>>>
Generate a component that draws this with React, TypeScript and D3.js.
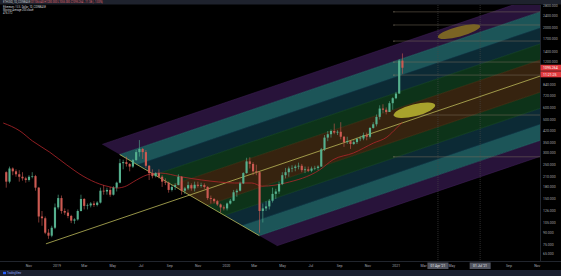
import React from "react";
import * as d3 from "d3";

// ---------- data ----------
const firstWeek = "2018-09-10";
const firstOpen = 225;
const weeklyHigh = [
  228, 245, 242, 235, 232, 225, 210, 215, 225, 216, 180, 125, 115, 95, 100, 140, 160,
  158, 130, 128, 118, 112, 128, 160, 152, 140, 143, 145, 145, 178, 185, 178, 180, 182, 195,
  275, 272, 285, 258, 275, 315, 366, 325, 315, 250, 235, 225, 235, 215, 205, 195, 185, 190,
  218, 212, 180, 195, 190, 195, 195, 192, 190, 182, 158, 152, 148, 140, 136, 142,
  150, 172, 175, 195, 225, 280, 282, 262, 252, 228, 140, 145, 150, 178, 175, 195, 225,
  240, 245, 250, 252, 260, 255, 245, 245, 245, 248, 250, 325, 395, 420, 430, 470, 425, 480,
  390, 385, 362, 365, 380, 390, 410, 410, 445, 480, 540, 620, 630, 600, 660, 700, 760,
  1250, 1360,
];
const weeklyLow = [
  178, 190, 215, 210, 195, 198, 192, 195, 205, 170, 105, 100, 88, 82, 84, 95, 128,
  120, 118, 112, 104, 103, 108, 124, 128, 128, 132, 133, 134, 140, 160, 160, 155, 158, 168,
  190, 235, 245, 228, 240, 268, 285, 275, 240, 200, 205, 208, 205, 180, 185, 165, 168, 172,
  185, 160, 162, 172, 170, 168, 178, 178, 175, 148, 140, 140, 135, 122, 126, 126,
  138, 145, 155, 168, 188, 220, 238, 215, 215, 90, 105, 125, 128, 142, 150, 162, 185,
  205, 210, 225, 228, 235, 225, 222, 225, 225, 232, 232, 245, 310, 360, 380, 400, 395, 370,
  330, 345, 320, 340, 345, 360, 365, 365, 375, 435, 450, 500, 550, 540, 560, 580, 680,
  740, 1000,
];
const weeklyClose = [
  195, 238, 228, 218, 210, 205, 200, 210, 212, 178, 115, 112, 90, 86, 97, 132, 152,
  125, 122, 116, 108, 110, 125, 150, 135, 136, 140, 137, 142, 170, 168, 172, 160, 178, 192,
  258, 262, 255, 245, 270, 305, 320, 305, 248, 222, 212, 222, 210, 195, 192, 172, 180, 185,
  210, 170, 176, 185, 176, 186, 183, 185, 180, 152, 150, 145, 138, 132, 130, 140,
  146, 166, 170, 190, 222, 265, 255, 228, 225, 125, 130, 134, 146, 162, 168, 188, 215,
  225, 238, 240, 245, 248, 232, 235, 230, 238, 240, 245, 318, 380, 400, 420, 410, 415, 385,
  355, 360, 345, 355, 372, 375, 395, 385, 440, 465, 520, 590, 580, 560, 640, 690, 740,
  1220, 1095.264,
];

const maDates = [
  "2018-09-07", "2018-10-13", "2018-11-09", "2018-12-16", "2019-01-22", "2019-02-26",
  "2019-04-03", "2019-04-25", "2019-05-10", "2019-05-31", "2019-06-14", "2019-06-29",
  "2019-07-14", "2019-08-12", "2019-09-25", "2019-11-08", "2019-12-15", "2020-01-19",
  "2020-02-25", "2020-03-18", "2020-04-15", "2020-05-07", "2020-07-20", "2020-08-18",
  "2020-10-01", "2020-11-13", "2020-12-12", "2021-01-02", "2021-01-14",
];
const maValues = [
  474, 420, 361, 305, 251, 212, 188, 180, 177, 183, 194, 206, 216, 222, 210, 200, 194, 191,
  191, 182, 185, 191, 233, 272, 301, 350, 383, 440, 478,
];

const priceTicks = [2800, 2400, 2000, 1700, 1400, 1200, 840, 720, 600, 500, 420, 350, 300, 250, 210, 180, 150, 126, 105, 90, 75, 65];
const timeTickDates = [
  "2018-11-01", "2019-01-01", "2019-03-01", "2019-05-01", "2019-07-01", "2019-09-01", "2019-11-01",
  "2020-01-01", "2020-03-01", "2020-05-01", "2020-07-01", "2020-09-01", "2020-11-01",
  "2021-01-01", "2021-03-01", "2021-05-01", "2021-09-01", "2021-11-01",
];
const timeTickLabels = ["Nov", "2019", "Mar", "May", "Jul", "Sep", "Nov", "2020", "Mar", "May", "Jul", "Sep", "Nov", "2021", "Mar", "May", "Sep", "Nov"];

const pitchforkDates = ["2018-12-08", "2019-05-16", "2020-03-12"];
const pitchforkPrices = [76, 294, 86];
const pitchforkLevels = [0, 0.25, 0.5, 0.75, 1, 1.25];
const bandFills = ["#36230f", "#0d3319", "#0c2a35", "#1c5558", "#28133a"];
const bandLines = ["#5a3f1a", "#1f5a2c", "#17465a", "#2c7a7c", "#45225e"];

const hLevelStart = "2020-12-27";
const hLevelPrices = [2553, 2093, 1641, 1194, 980, 535, 284];

const markerDates = ["2021-04-01", "2021-07-01"];
const markerLabels = ["01 Apr '21", "01 Jul '21"];

const ellipseStartDates = ["2020-12-27", "2021-04-01"];
const ellipseStartPrices = [531, 1740];
const ellipseEndDates = ["2021-03-26", "2021-07-01"];
const ellipseEndPrices = [623, 2062];
const ellipseFills = ["#a8a22c", "#7a6424"];

const lastPrice = 1095.264;
const countdown = "11:21:25";

// ---------- layout ----------
const W = 561, H = 276;
const PL = 0, PR = 540, PT = 5, PB = 261;
const FONT = "Roboto, 'DejaVu Sans', sans-serif";

const parse = d3.utcParse("%Y-%m-%d");
const x = d3.scaleUtc().domain([parse("2018-08-31")!, parse("2021-11-07")!]).range([PL, PR]);
const y = d3.scaleLog().domain([58.6, 2833]).range([PB, PT]);

export default function App() {
  const w0 = parse(firstWeek)!;
  const candles = weeklyClose.map((c, i) => {
    const start = d3.utcDay.offset(w0, i * 7);
    const mid = d3.utcHour.offset(start, 84);
    const o = i === 0 ? firstOpen : weeklyClose[i - 1];
    return { x: x(mid), o, c, h: weeklyHigh[i], l: weeklyLow[i] };
  });
  const bodyW = (x(d3.utcDay.offset(w0, 7)) - x(w0)) * 0.66;

  const maLine = d3
    .line<[Date, number]>()
    .x((d) => x(d[0]))
    .y((d) => y(d[1]))
    .curve(d3.curveMonotoneX)(maDates.map((d, i) => [parse(d)!, maValues[i]]));

  // pitchfork in pixel space
  const P = pitchforkDates.map((d, i) => [x(parse(d)!), y(pitchforkPrices[i])]);
  const M = [(P[1][0] + P[2][0]) / 2, (P[1][1] + P[2][1]) / 2];
  const slope = (M[1] - P[0][1]) / (M[0] - P[0][0]);
  const startPt = (lv: number, side: number) => {
    const T = side > 0 ? P[1] : P[2];
    return [M[0] + lv * (T[0] - M[0]), M[1] + lv * (T[1] - M[1])];
  };
  const endPt = (s: number[]) => [PR + 5, s[1] + slope * (PR + 5 - s[0])];
  const bands: { pts: number[][]; fill: string }[] = [];
  const levelLines: { a: number[]; b: number[]; color: string }[] = [];
  for (let k = 0; k < pitchforkLevels.length - 1; k++) {
    for (const side of [1, -1]) {
      const a = startPt(pitchforkLevels[k], side);
      const b = startPt(pitchforkLevels[k + 1], side);
      bands.push({ pts: [a, endPt(a), endPt(b), b], fill: bandFills[k] });
      levelLines.push({ a: b, b: endPt(b), color: bandLines[k] });
    }
  }
  const medianEnd = endPt(P[0]);

  const ellipses = ellipseStartDates.map((d, i) => {
    const x1 = x(parse(d)!), y1 = y(ellipseStartPrices[i]);
    const x2 = x(parse(ellipseEndDates[i])!), y2 = y(ellipseEndPrices[i]);
    const cx = (x1 + x2) / 2, cy = (y1 + y2) / 2;
    const rx = Math.hypot(x2 - x1, y2 - y1) / 2;
    const ang = (Math.atan2(y2 - y1, x2 - x1) * 180) / Math.PI;
    return { cx, cy, rx, ang, fill: ellipseFills[i] };
  });

  const hx = x(parse(hLevelStart)!);
  const yLast = y(lastPrice);
  const poly = (pts: number[][]) => pts.map((p) => p.join(",")).join(" ");

  return (
    <>
      <style>{`body{margin:0;background:#000;}`}</style>
      <svg width={W} height={H} style={{ display: "block", background: "#000" }} fontFamily={FONT}>
        <defs>
          <clipPath id="plot">
            <rect x={PL} y={PT} width={PR - PL} height={PB - PT} />
          </clipPath>
        </defs>
        <rect x={0} y={0} width={W} height={H} fill="#000" />

        <g clipPath="url(#plot)">
          {bands.map((b, i) => (
            <polygon key={"b" + i} points={poly(b.pts)} fill={b.fill} />
          ))}
          {levelLines.map((l, i) => (
            <line key={"l" + i} x1={l.a[0]} y1={l.a[1]} x2={l.b[0]} y2={l.b[1]} stroke={l.color} strokeWidth={0.5} />
          ))}
          {/* horizontal levels */}
          {hLevelPrices.map((p, i) => (
            <g key={"h" + i}>
              <line x1={hx} x2={PR} y1={y(p)} y2={y(p)} stroke="#7a6f5c" strokeWidth={0.6} opacity={0.85} />
              <circle cx={hx} cy={y(p)} r={0.6} fill="#8a8070" />
            </g>
          ))}
          {/* vertical markers */}
          {markerDates.map((d, i) => (
            <line key={"v" + i} x1={x(parse(d)!)} x2={x(parse(d)!)} y1={PT} y2={PB} stroke="#4a4a4a" strokeWidth={0.6} strokeDasharray="1,1" />
          ))}
          {/* ellipses */}
          {ellipses.map((e, i) => (
            <ellipse key={"e" + i} cx={e.cx} cy={e.cy} rx={e.rx} ry={i === 0 ? 6 : 5} fill={e.fill} transform={`rotate(${e.ang} ${e.cx} ${e.cy})`} />
          ))}
          {/* pitchfork lines */}
          <line x1={P[0][0]} y1={P[0][1]} x2={medianEnd[0]} y2={medianEnd[1]} stroke="#d6d265" strokeWidth={0.7} />
          <line x1={P[1][0]} y1={P[1][1]} x2={P[2][0]} y2={P[2][1]} stroke="#d6d265" strokeWidth={0.7} />
          {/* moving average */}
          <path d={maLine!} fill="none" stroke="#b3262b" strokeWidth={0.8} />
          {/* candles */}
          {candles.map((c, i) => {
            const up = c.c >= c.o;
            const col = up ? "#55b08e" : "#cc5a52";
            const top = y(Math.max(c.o, c.c));
            const bot = y(Math.min(c.o, c.c));
            return (
              <g key={"c" + i}>
                <line x1={c.x} x2={c.x} y1={y(c.h)} y2={y(c.l)} stroke={col} strokeWidth={0.6} />
                <rect x={c.x - bodyW / 2} y={top} width={bodyW} height={Math.max(0.6, bot - top)} fill={col} />
              </g>
            );
          })}
        </g>

        {/* header */}
        <rect x={0} y={0} width={W} height={4.5} fill="#1e222d" />
        <text x={3} y={3.3} fontSize={2.6} fill="#c8cad0">
          ETHUSD, 1D, COINBASE <tspan fill="#e06c75">O1106.640 H1200.000 L1055.000 C1095.264 −11.38 (−1.03%)</tspan>
        </text>
        <text x={3} y={8} fontSize={2.6} fill="#d1d4dc">Ethereum / U.S. Dollar, 1D, COINBASE</text>
        <text x={3} y={11} fontSize={2.6} fill="#d1d4dc">Moving Average 200 close</text>
        <text x={3} y={14} fontSize={2.6} fill="#d1d4dc">476.312</text>

        {/* price axis */}
        <line x1={PR + 0.5} x2={PR + 0.5} y1={PT} y2={PB} stroke="#2a2e39" strokeWidth={0.8} />
        {priceTicks.map((p) => (
          <text key={"p" + p} x={PR + 3} y={y(p) + 1.2} fontSize={3.5} fill="#a3a6af">
            {p.toFixed(3)}
          </text>
        ))}
        <rect x={PR + 0.5} y={yLast - 3} width={W - PR} height={6} fill="#e0393e" />
        <text x={PR + 3} y={yLast + 1.2} fontSize={3.5} fill="#fff">{lastPrice.toFixed(3)}</text>
        <rect x={PR + 0.5} y={yLast + 3.6} width={W - PR} height={6} fill="#e0393e" />
        <text x={PR + 3} y={yLast + 7.8} fontSize={3.5} fill="#fff">{countdown}</text>

        {/* time axis */}
        <line x1={0} x2={W} y1={PB + 0.5} y2={PB + 0.5} stroke="#2a2e39" strokeWidth={0.8} />
        {timeTickDates.map((d, i) => (
          <text key={"t" + i} x={x(parse(d)!)} y={267} fontSize={3.5} fill="#a3a6af" textAnchor="middle">
            {timeTickLabels[i]}
          </text>
        ))}
        {markerDates.map((d, i) => (
          <g key={"m" + i}>
            <rect x={x(parse(d)!) - 10.5} y={262.5} width={21} height={6.5} fill="#50535e" />
            <text x={x(parse(d)!)} y={267} fontSize={3.3} fill="#e8e8e8" textAnchor="middle">{markerLabels[i]}</text>
          </g>
        ))}

        {/* bottom bar */}
        <rect x={0} y={270} width={W} height={6} fill="#1c2030" />
        <rect x={3} y={271.8} width={3} height={2.4} fill="#2962ff" />
        <text x={7} y={274} fontSize={2.6} fill="#8ea8ff">TradingView</text>
      </svg>
    </>
  );
}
<<<
## [Task details]
Write out the lines from the start of the material to the line with "import * as", inclusive and exactly. Skip the pictures.

## [Finished answer]
Generate a component that draws this with React, TypeScript and D3.js.
import React from "react";
import * as d3 from "d3";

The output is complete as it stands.